= Jamie Stang =

American dietitian and nutritionist

Jamie Sue Stang is an American dietitian and nutritionist. She is an associate professor in the Division of Epidemiology and Community Health at the University of Minnesota School of Public Health.

== Early life and education ==
Jamie Sue Stang was born to parents Larry and Ruth. Stang completed a bachelor of science in dietetics at University of North Dakota in 1986. She earned a master of public health in public health nutrition from University of North Carolina at Chapel Hill in 1988. Stang completed a doctor of philosophy in nutrition with a minor in epidemiology and concentration in public health at the University of Minnesota in 1996. She completed postdoctoral research from 1996 to 1997 in maternal and child health nutrition epidemiology in the division of epidemiology at the University of Minnesota School of Public Health. Her thesis was "The effects of iron and folate on serum zinc status in a cohort of pregnant women." Her doctoral advisors were Mary Story and Judith Brown.

== Career ==
From 1997 to 1998, Stang was an instructor in the Department of Food Science and Nutrition at University of Wisconsin–Stout where she taught courses in Maternal and Child Nutrition and Geriatric Nutrition and Medical Terminology. From 1998 to 2005, Stang served as a continuing education specialist and project director for the leadership, education, and training program in maternal and child nutrition at the University of Minnesota School of Public Health. Starting in 2010, she has been associate professor in the division of epidemiology and community health in the School of Public Health at University of Minnesota.
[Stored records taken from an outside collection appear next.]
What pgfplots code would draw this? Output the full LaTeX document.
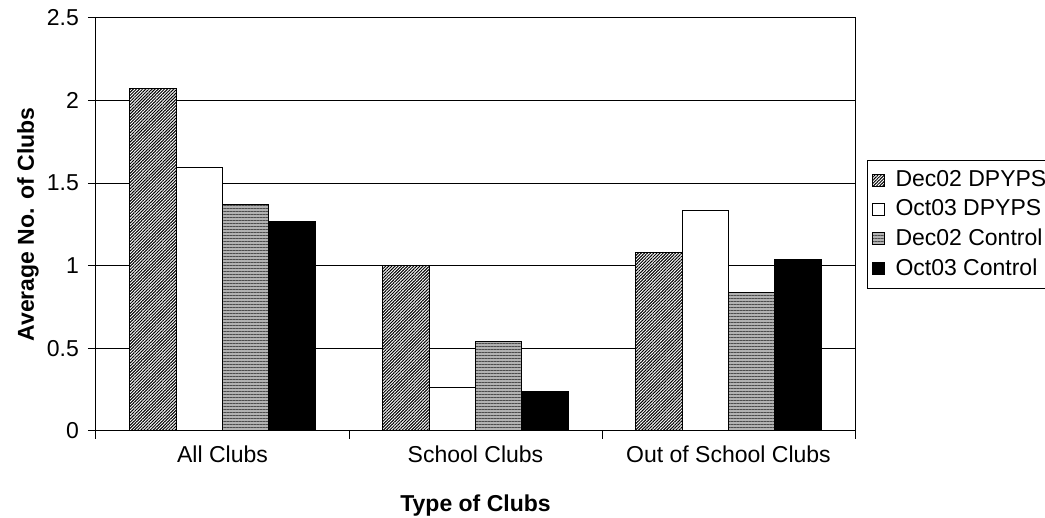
\documentclass[border=0pt]{standalone}
\usepackage{fontspec}
\setmainfont{Liberation Sans}
\usepackage{pgfplots}
\pgfplotsset{compat=1.18}
\usetikzlibrary{patterns.meta}
\pgfplotsset{
  mybar/.style={ybar, bar width=0.183, draw=black, line width=0.5pt,
    legend image code/.code={\draw[##1, line width=0.5pt] (0pt,-3pt) rectangle (6pt,3pt);}},
}
\begin{document}
\begin{tikzpicture}
\begin{axis}[
  scale only axis, width=379.5pt, height=206.5pt,
  xmin=-0.5, xmax=2.5, ymin=0, ymax=2.5,
  ytick={0,0.5,1,1.5,2,2.5},
  xtick={0,1,2},
  xticklabels={All Clubs, School Clubs, Out of School Clubs},
  minor xtick={-0.5,0.5,1.5,2.5},
  tick align=outside, major tick length=4pt, minor tick length=4pt,
  major x tick style={draw=none},
  xtick pos=bottom, ytick pos=left,
  ymajorgrids, grid style={black, line width=0.5pt},
  axis line style={black, line width=0.5pt},
  tick style={black, line width=0.5pt},
  /pgf/number format/assume math mode=true,
  ticklabel style={font=\fontsize{11.5}{13}\selectfont},
  yticklabel style={xshift=-1pt},
  xlabel={Type of Clubs},
  ylabel={Average No. of Clubs},
  label style={font=\bfseries\fontsize{11.5}{13}\selectfont},
  xlabel style={at={(axis description cs:0.5,-0.181)}, anchor=center},
  ylabel style={at={(axis description cs:-0.0896,0.5)}, anchor=center},
  legend style={at={(1,0.5)}, anchor=west, xshift=6pt, draw=black, line width=0.5pt,
    font=\fontsize{11.5}{13}\selectfont, cells={anchor=west},
    row sep=1pt, inner xsep=2pt, inner ysep=3pt,
    /tikz/every odd column/.append style={column sep=3.5pt}},
]
\addplot[mybar, bar shift=-0.2745, fill=white,
  postaction={pattern={Lines[angle=45,distance=1.1pt,line width=0.5pt]}, pattern color=black}]
  coordinates {(0,2.076) (1,1.000) (2,1.079)};
\addplot[mybar, bar shift=-0.0915, fill=white]
  coordinates {(0,1.594) (1,0.264) (2,1.336)};
\addplot[mybar, bar shift=0.0915, fill=black!30,
  postaction={pattern={Lines[angle=0,distance=1.5pt,line width=0.5pt]}, pattern color=black!70}]
  coordinates {(0,1.370) (1,0.539) (2,0.837)};
\addplot[mybar, bar shift=0.2745, fill=black]
  coordinates {(0,1.267) (1,0.242) (2,1.039)};
\legend{Dec02 DPYPS, Oct03 DPYPS, Dec02 Control, Oct03 Control}
\coordinate (bl) at (rel axis cs:0,0);
\end{axis}
\pgfresetboundingbox
\path[use as bounding box] ([shift={(-48pt,-43.5pt)}]bl) rectangle ([shift={(474.5pt,215.5pt)}]bl);
\end{tikzpicture}
\end{document}
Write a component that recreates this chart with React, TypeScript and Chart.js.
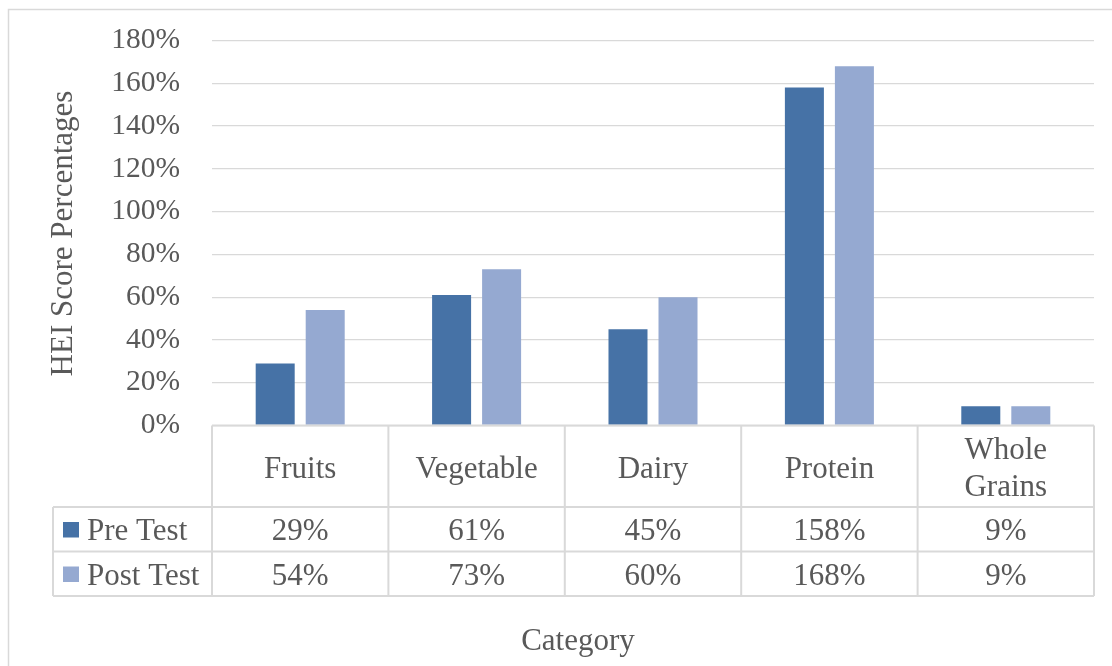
import React, { useEffect, useRef } from "react";
import { Chart, registerables } from "chart.js";

Chart.register(...registerables);

// HEI component scores, before and after the intervention (percent)
const categories = ["Fruits", "Vegetable", "Dairy", "Protein", "Whole Grains"];
const seriesNames = ["Pre Test", "Post Test"];
const preTest = [29, 61, 45, 158, 9];
const postTest = [54, 73, 60, 168, 9];
const yTicks = [0, 20, 40, 60, 80, 100, 120, 140, 160, 180];

const PRE_COLOR = "#4672A6";
const POST_COLOR = "#95A9D1";
const TEXT_COLOR = "#595959";
const LINE_COLOR = "#D9D9D9";
const FONT = "'Liberation Serif', 'Times New Roman', serif";

const W = 1112;
const H = 666;

// Excel-style data table drawn under the plot, plus frame and axis titles
const dataTablePlugin = {
  id: "dataTable",
  afterDraw(chart: any) {
    const { ctx, chartArea } = chart;
    const x = chart.scales.x;
    const n = categories.length;
    const half = (chartArea.right - chartArea.left) / n / 2;
    const edges: number[] = [];
    for (let i = 0; i < n; i++) edges.push(x.getPixelForValue(i) - half);
    edges.push(chartArea.right);

    const headerTop = chartArea.bottom;
    const headerBottom = headerTop + 81.5;
    const rowH = 44.5;
    const tableBottom = headerBottom + rowH * 2;
    const legendLeft = 53;

    ctx.save();

    // chart frame
    ctx.strokeStyle = LINE_COLOR;
    ctx.lineWidth = 1.5;
    ctx.beginPath();
    ctx.moveTo(8.5, H + 2);
    ctx.lineTo(8.5, 9.5);
    ctx.lineTo(W + 2, 9.5);
    ctx.stroke();

    // table grid
    ctx.lineWidth = 2;
    ctx.beginPath();
    ctx.moveTo(edges[0], headerTop);
    ctx.lineTo(edges[n], headerTop);
    ctx.moveTo(legendLeft, headerBottom);
    ctx.lineTo(edges[n], headerBottom);
    ctx.moveTo(legendLeft, headerBottom + rowH);
    ctx.lineTo(edges[n], headerBottom + rowH);
    ctx.moveTo(legendLeft, tableBottom);
    ctx.lineTo(edges[n], tableBottom);
    ctx.moveTo(legendLeft, headerBottom);
    ctx.lineTo(legendLeft, tableBottom);
    for (let i = 0; i <= n; i++) {
      ctx.moveTo(edges[i], headerTop);
      ctx.lineTo(edges[i], tableBottom);
    }
    ctx.stroke();

    ctx.fillStyle = TEXT_COLOR;
    ctx.font = `31px ${FONT}`;
    ctx.textAlign = "center";
    ctx.textBaseline = "alphabetic";

    // category headers, wrapped when too wide for the column
    for (let i = 0; i < n; i++) {
      const cx = (edges[i] + edges[i + 1]) / 2;
      const colW = edges[i + 1] - edges[i];
      const label = categories[i];
      const lines = ctx.measureText(label).width > colW - 16 ? label.split(" ") : [label];
      const lineH = 37;
      const mid = (headerTop + headerBottom) / 2;
      const firstBase = mid + 11.5 - ((lines.length - 1) * lineH) / 2;
      lines.forEach((ln, k) => ctx.fillText(ln, cx, firstBase + k * lineH));
    }

    // series rows
    const rows = [preTest, postTest];
    const colors = [PRE_COLOR, POST_COLOR];
    rows.forEach((vals, r) => {
      const rowTop = headerBottom + r * rowH;
      const base = rowTop + 33;
      ctx.fillStyle = colors[r];
      ctx.fillRect(63, rowTop + 15, 16, 15.5);
      ctx.fillStyle = TEXT_COLOR;
      ctx.textAlign = "left";
      ctx.fillText(seriesNames[r], 87, base);
      ctx.textAlign = "center";
      vals.forEach((v, i) => {
        ctx.fillText(`${v}%`, (edges[i] + edges[i + 1]) / 2, base);
      });
    });

    // axis titles
    ctx.textAlign = "center";
    ctx.fillText("Category", 578, 650);
    ctx.save();
    ctx.translate(72, (chartArea.top + chartArea.bottom) / 2 + 0.5);
    ctx.rotate(-Math.PI / 2);
    ctx.fillText("HEI Score Percentages", 0, 0);
    ctx.restore();

    ctx.restore();
  },
};

export default function App() {
  const canvasRef = useRef<HTMLCanvasElement | null>(null);

  useEffect(() => {
    if (!canvasRef.current) return;
    const chart = new Chart(canvasRef.current, {
      type: "bar",
      data: {
        labels: categories,
        datasets: [
          {
            label: seriesNames[0],
            data: preTest,
            backgroundColor: PRE_COLOR,
            barPercentage: 0.78,
            categoryPercentage: 0.567,
          },
          {
            label: seriesNames[1],
            data: postTest,
            backgroundColor: POST_COLOR,
            barPercentage: 0.78,
            categoryPercentage: 0.567,
          },
        ],
      },
      options: {
        responsive: false,
        animation: false,
        layout: { padding: { top: 40.5, bottom: H - 425.5, left: 0, right: W - 1094 } },
        plugins: {
          legend: { display: false },
          tooltip: { enabled: false },
          title: { display: false },
        },
        scales: {
          x: { display: false },
          y: {
            min: 0,
            max: 180,
            afterFit(scale: any) {
              scale.width = 212;
              // the layout padding already leaves room for the end labels
              scale.paddingTop = 0;
              scale.paddingBottom = 0;
            },
            afterBuildTicks(scale: any) {
              scale.ticks = yTicks.map((v) => ({ value: v }));
            },
            ticks: {
              padding: 32,
              color: TEXT_COLOR,
              font: { family: FONT, size: 29.5 },
              callback: (v: any) => `${v}%`,
            },
            grid: { color: LINE_COLOR, lineWidth: 1.3, drawTicks: false },
            border: { display: false },
          },
        },
      },
      plugins: [dataTablePlugin],
    });
    return () => chart.destroy();
  }, []);

  return (
    <div style={{ position: "absolute", left: 0, top: 0, width: W, height: H, background: "#fff" }}>
      <canvas ref={canvasRef} width={W} height={H} style={{ width: W, height: H, display: "block" }} />
    </div>
  );
}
Stang is a registered dietitian through the Commission on Dietetic Registration of the American Dietetic Association. Stang is a licensed nutritionist through the Minnesota Board of Dietetics Licensure.

== Personal life ==
At the time of her dissertation, Stang was married to David Kusner.

== Publications ==
Her most cited peer-reviewed journal articles are:

- Harnack, Lisa, Jamie Stang, and Mary Story. "Soft drink consumption among US children and adolescents: nutritional consequences." Journal of the American Dietetic Association 99.4 (1999): 436–441. According to Google Scholar, it has been cited 1083 times.
- Heim, Stephanie, Jamie Stang, and Marjorie Ireland. "A garden pilot project enhances fruit and vegetable consumption among children." Journal of the American Dietetic Association 109.7 (2009): 1220–1226.. According to Google Scholar, it has been cited 309 times.
- Harnack, Lisa J., Sarah A. Rydell, and Jamie Stang. "Prevalence of use of herbal products by adults in the Minneapolis/St Paul, Minn, metropolitan area." Mayo Clinic Proceedings. Vol. 76. No. 7. Elsevier, 2001.According to Google Scholar, it has been cited 170 times.
- Stang J, Story MT, Harnack L, Neumark-Sztainer D., Jamie, et al. "Relationships between vitamin and mineral supplement use, dietary intake, and dietary adequacy among adolescents." Journal of the American Dietetic Association 100.8 (2000): 905–910.. " .According to Google Scholar, it has been cited 163 times.
- Reicks M, Trofholz AC, Stang JS, Laska MN. "Impact of cooking and home food preparation interventions among adults: outcomes and implications for future programs." Journal of nutrition education and behavior 46.4 (2014): 259–276. " .According to Google Scholar, it has been cited 156 times.